Written by Susannah Packer
Over the mid-semester university break I was grateful to have been extended the opportunity to participate in a two-week work experience program with the Liebe Group in Dalwallinu. The time I spent there introduced me to the exciting world of grower group innovation, and agricultural research, development and extension.
As part of my involvement with the group, I partook in general administrative roles, such as website, flyer and event publications, and general business management. Alongside this I travelled to Liebe’s numerous trial sites throughout the Northern Agricultural Region (NAR)
and participated in collecting insect, soil and crop data for a number of specific R,D&E
trials that the group was running during that time. I also sat in on a number of meetings with different group committees, and industry bodies, and discussed upcoming trials and learned about the most popular topics of interest, and threats to production, that the local growers kindly shared with me.
Alongside all this, I attend two field walks; one with Nutrien Ag to look at the results of herbicide treatments post-emergence, and the Liebe Group’s own Post-Seeding Field Walk, where growers were able to see current plot trials, and have information on their results so far shared by members of the R&D committee. Both of these were excellent experiences, as I got to see the practical side of R,D&E, and was able to learn a lot about farming practices in the NAR, which differ in many ways from what I am used to seeing in my own area.

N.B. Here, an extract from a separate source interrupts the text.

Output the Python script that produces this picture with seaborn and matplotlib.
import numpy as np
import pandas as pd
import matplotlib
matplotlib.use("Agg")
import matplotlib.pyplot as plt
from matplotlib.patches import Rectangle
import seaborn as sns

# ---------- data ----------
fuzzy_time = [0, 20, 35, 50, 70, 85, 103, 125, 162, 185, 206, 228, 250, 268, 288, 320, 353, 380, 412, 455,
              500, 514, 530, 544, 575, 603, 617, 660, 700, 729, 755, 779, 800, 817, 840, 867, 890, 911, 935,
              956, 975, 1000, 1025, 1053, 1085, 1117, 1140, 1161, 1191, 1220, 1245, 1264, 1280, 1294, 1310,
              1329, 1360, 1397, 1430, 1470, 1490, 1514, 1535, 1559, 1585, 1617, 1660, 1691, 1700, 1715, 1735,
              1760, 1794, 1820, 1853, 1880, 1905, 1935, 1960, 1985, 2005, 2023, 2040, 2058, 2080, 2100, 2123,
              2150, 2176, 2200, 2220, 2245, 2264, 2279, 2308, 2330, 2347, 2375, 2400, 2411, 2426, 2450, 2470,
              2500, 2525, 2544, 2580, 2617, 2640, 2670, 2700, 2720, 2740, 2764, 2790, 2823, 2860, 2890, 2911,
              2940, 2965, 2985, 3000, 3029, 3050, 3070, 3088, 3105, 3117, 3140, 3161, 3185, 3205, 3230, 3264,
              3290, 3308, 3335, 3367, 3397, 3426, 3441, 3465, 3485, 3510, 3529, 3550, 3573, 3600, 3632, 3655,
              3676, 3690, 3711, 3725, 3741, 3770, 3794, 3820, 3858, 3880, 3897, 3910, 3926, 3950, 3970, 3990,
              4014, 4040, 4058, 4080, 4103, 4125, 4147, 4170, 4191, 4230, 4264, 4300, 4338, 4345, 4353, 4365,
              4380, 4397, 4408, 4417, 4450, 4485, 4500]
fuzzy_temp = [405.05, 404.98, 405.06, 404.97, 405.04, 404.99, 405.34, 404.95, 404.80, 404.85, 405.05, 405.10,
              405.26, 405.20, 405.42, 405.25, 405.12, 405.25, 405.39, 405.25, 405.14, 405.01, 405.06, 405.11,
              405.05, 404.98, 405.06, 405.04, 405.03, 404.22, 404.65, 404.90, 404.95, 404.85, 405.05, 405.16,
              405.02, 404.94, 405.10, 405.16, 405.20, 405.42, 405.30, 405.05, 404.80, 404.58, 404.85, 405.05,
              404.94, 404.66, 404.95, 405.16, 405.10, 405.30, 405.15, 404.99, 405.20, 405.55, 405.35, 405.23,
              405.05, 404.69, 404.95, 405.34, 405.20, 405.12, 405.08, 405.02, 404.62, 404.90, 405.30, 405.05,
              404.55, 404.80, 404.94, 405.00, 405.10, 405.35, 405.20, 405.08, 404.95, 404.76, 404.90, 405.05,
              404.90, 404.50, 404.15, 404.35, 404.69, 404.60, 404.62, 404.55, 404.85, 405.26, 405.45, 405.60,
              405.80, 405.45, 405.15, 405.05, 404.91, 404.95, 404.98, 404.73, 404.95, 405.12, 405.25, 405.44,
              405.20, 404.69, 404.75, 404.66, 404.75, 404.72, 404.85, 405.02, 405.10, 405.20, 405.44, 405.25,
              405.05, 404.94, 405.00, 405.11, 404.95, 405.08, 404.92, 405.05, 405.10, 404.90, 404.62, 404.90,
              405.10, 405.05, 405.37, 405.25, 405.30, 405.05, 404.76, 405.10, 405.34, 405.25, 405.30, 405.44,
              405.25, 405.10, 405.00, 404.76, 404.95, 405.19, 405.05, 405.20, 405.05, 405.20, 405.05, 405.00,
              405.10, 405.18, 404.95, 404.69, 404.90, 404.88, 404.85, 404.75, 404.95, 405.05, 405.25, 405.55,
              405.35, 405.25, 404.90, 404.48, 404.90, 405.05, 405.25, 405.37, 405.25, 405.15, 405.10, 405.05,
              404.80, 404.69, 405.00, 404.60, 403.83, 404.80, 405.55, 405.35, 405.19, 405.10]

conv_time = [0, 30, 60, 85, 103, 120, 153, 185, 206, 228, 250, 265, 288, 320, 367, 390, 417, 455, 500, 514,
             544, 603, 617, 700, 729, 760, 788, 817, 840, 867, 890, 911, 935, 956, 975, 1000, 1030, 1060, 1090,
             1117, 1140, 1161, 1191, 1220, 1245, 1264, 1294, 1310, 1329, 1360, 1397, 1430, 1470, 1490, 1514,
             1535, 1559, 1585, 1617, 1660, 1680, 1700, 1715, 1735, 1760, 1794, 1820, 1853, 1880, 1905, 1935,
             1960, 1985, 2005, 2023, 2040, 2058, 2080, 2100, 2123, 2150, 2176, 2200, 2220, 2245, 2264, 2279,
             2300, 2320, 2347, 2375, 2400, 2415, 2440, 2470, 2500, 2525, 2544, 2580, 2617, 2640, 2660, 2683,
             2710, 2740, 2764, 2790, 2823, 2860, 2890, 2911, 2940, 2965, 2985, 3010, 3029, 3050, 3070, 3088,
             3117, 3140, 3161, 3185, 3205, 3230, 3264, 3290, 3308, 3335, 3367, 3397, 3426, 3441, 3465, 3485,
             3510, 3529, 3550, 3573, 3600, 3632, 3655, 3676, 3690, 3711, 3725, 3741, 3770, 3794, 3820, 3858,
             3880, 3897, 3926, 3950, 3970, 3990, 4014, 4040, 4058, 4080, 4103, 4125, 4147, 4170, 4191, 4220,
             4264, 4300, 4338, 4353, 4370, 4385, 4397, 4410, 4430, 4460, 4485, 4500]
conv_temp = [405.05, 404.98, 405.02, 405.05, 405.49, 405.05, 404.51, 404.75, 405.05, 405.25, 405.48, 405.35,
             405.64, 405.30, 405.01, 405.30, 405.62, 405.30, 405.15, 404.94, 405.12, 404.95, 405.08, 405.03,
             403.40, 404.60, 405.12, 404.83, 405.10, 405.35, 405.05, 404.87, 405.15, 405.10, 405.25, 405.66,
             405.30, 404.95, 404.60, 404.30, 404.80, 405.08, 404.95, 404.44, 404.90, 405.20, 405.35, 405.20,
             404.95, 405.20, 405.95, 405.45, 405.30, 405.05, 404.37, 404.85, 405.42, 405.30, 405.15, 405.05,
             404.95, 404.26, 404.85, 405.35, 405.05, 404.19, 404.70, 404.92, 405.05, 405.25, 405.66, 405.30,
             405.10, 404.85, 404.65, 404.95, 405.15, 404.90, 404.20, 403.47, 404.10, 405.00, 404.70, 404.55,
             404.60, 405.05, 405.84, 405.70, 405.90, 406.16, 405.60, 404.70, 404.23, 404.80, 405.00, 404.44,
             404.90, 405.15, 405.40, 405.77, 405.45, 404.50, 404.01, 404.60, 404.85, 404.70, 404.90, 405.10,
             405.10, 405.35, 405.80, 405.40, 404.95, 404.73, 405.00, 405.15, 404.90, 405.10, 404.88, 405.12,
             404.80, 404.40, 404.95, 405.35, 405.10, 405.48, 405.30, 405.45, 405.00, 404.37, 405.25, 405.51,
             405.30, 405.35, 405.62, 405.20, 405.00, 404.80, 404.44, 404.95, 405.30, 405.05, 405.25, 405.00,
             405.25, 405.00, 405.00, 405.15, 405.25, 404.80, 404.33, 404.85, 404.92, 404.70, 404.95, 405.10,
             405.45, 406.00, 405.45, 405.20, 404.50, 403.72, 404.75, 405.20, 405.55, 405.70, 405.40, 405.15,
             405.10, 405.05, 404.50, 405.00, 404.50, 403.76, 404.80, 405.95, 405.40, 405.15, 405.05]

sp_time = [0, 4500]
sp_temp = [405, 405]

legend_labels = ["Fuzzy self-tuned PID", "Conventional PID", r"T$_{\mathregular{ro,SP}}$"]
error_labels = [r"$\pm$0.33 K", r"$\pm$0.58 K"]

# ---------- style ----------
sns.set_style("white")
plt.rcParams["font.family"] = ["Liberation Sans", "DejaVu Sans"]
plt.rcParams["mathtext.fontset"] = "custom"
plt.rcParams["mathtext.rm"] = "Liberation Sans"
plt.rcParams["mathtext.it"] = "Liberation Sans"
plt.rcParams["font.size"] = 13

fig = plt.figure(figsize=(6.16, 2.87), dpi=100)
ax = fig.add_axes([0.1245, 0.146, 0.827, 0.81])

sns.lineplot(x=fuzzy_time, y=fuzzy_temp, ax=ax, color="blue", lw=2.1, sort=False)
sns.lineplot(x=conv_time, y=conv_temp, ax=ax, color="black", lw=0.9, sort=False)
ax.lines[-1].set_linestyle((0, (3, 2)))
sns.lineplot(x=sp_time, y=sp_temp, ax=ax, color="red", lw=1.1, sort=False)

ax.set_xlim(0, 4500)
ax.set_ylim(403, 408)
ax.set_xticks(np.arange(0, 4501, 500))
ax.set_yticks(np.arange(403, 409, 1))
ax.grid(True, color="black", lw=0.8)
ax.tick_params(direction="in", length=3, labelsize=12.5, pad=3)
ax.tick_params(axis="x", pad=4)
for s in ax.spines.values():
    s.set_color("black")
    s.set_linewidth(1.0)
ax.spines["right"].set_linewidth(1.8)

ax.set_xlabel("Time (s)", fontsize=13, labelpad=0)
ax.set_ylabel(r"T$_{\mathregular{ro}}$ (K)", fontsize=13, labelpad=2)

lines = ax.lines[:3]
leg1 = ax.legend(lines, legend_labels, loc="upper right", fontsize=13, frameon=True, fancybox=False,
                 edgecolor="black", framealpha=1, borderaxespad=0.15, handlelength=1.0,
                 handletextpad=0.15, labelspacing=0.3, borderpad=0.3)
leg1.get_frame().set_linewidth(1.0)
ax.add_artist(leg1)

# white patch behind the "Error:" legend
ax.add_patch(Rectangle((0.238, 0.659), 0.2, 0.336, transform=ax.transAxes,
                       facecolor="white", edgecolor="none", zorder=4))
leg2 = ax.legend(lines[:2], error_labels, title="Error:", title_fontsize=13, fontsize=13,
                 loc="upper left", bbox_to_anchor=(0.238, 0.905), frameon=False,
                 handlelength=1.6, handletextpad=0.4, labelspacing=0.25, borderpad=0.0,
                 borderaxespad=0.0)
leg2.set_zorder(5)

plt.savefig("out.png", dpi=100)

In addition I got to meet and speak to a number of local growers and industry reps, who’s knowledge and experience added an alternative layer of learning to, and way of looking at, my current understanding of the industry.
During my time with Liebe I learned intricately about regional production challenges and got the chance to discuss farming more broadly with innovative and forward-thinking growers. Concerns such as low rainfall, soil fertility, dry seeding and herbicide resistance came up often, and it was great to watch as solutions and project suggestions were offered in return.

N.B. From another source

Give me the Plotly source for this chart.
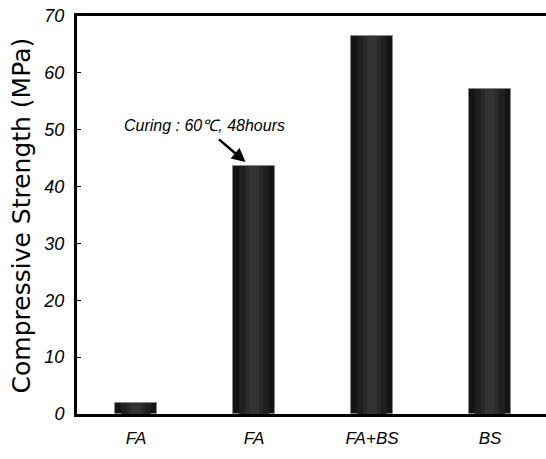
import plotly.graph_objects as go

categories = ["FA", "FA", "FA+BS", "BS"]
strength = [1.9, 43.7, 66.5, 57.2]
positions = [0, 1, 2, 3]
y_ticks = [0, 10, 20, 30, 40, 50, 60, 70]

FONT = "Liberation Sans, Arial, sans-serif"

fig = go.Figure()
# layered bars to imitate the cylindrical shading
layers = [(0.35, "#141414", "#8a8a8a", 1), (0.26, "#1f1f1f", None, 0),
          (0.16, "#2a2a2a", None, 0), (0.08, "#333333", None, 0)]
for w, c, lc, lw in layers:
    fig.add_trace(go.Bar(
        x=positions, y=strength, width=w,
        marker=dict(color=c, line=dict(color=lc or c, width=lw)),
        showlegend=False, hoverinfo="skip"))

fig.add_annotation(
    x=0.58, y=50.8, xref="x", yref="y",
    text="<i>Curing : 60℃, 48hours</i>", showarrow=False,
    font=dict(family=FONT, size=16, color="black"),
    xanchor="center", yanchor="middle")
fig.add_annotation(
    x=0.928, y=44.3, xref="x", yref="y", ax=-28, ay=-24,
    text="", showarrow=True, arrowhead=2, arrowsize=1.1,
    arrowwidth=2.5, arrowcolor="black")
fig.add_annotation(
    x=-0.117, y=0.5, xref="paper", yref="paper",
    text="Compressive Strength (MPa)", showarrow=False, textangle=-90,
    font=dict(family="DejaVu Sans, sans-serif", size=25, color="black"),
    xanchor="center", yanchor="middle")

# the plot area runs slightly past the right edge of the window, as in the
# reference (no right border visible)
fig.update_layout(
    width=552, height=459,
    margin=dict(l=77, r=0, t=16, b=45),
    plot_bgcolor="white", paper_bgcolor="white",
    barmode="overlay", bargap=0,
    font=dict(family=FONT, color="black"),
    xaxis=dict(range=[-0.5, 3.525], tickvals=positions,
               ticktext=[f"<i>{c}</i>" for c in categories],
               showline=True, linewidth=3, linecolor="black", mirror=True,
               ticks="", showgrid=False, zeroline=False, automargin=False,
               tickfont=dict(family=FONT, size=17),
               ticklabelstandoff=7),
    yaxis=dict(range=[0, 70], tickvals=y_ticks,
               ticktext=[f"<i>{v}</i>" for v in y_ticks],
               showline=True, linewidth=3, linecolor="black",
               ticks="inside", ticklen=4, tickwidth=1, tickcolor="black",
               showgrid=False, zeroline=False, automargin=False,
               tickfont=dict(family=FONT, size=18),
               ticklabelstandoff=6),
)

fig.write_html(
    "out.html",
    config={"displayModeBar": False},
    post_script="document.body.style.margin='0';document.body.style.overflow='hidden';")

I was most impressed by the attitudes of many of the growers and community members, towards innovation in agriculture and town pride. Though my time here was short, Dalwallinu and the surrounding area is definitely somewhere that I would like to come back to either personally or professionally, and would highly recommend as a place to visit or work in, to those students interested in studying agriculture, sustainability and/ or rural R,D&E. Working towards a stronger future in agriculture is definitely something that I think is valued both at Liebe and in the Dalwallinu community, and I was so pleased to see this, considering it is an important issue to me personally,
I would like to thank Katrina, Danielle and Judy for the opportunity to be involved with the Liebe Group, and creating a fun and educational working environment for me to learn in. These women are great role models to those in the wider industry and are doing an excellent job at representing the genuine opinions and thoughts of local growers. I look forward to seeing what the group achieves in the future.
I’d also like to thank the large number of growers that I was got the chance to speak to over my time in Dalwallinu. Their knowledge and enthusiasm in sharing knowledge and ideas with me, as well as wanting to know about my studies and plans after graduation, added so much personal worth. The Dalwallinu farming community was a delight to be a part of, even for a short-time, and travelling around the region and getting to see some of the landscapes was an excellent and very enjoyable experience for me.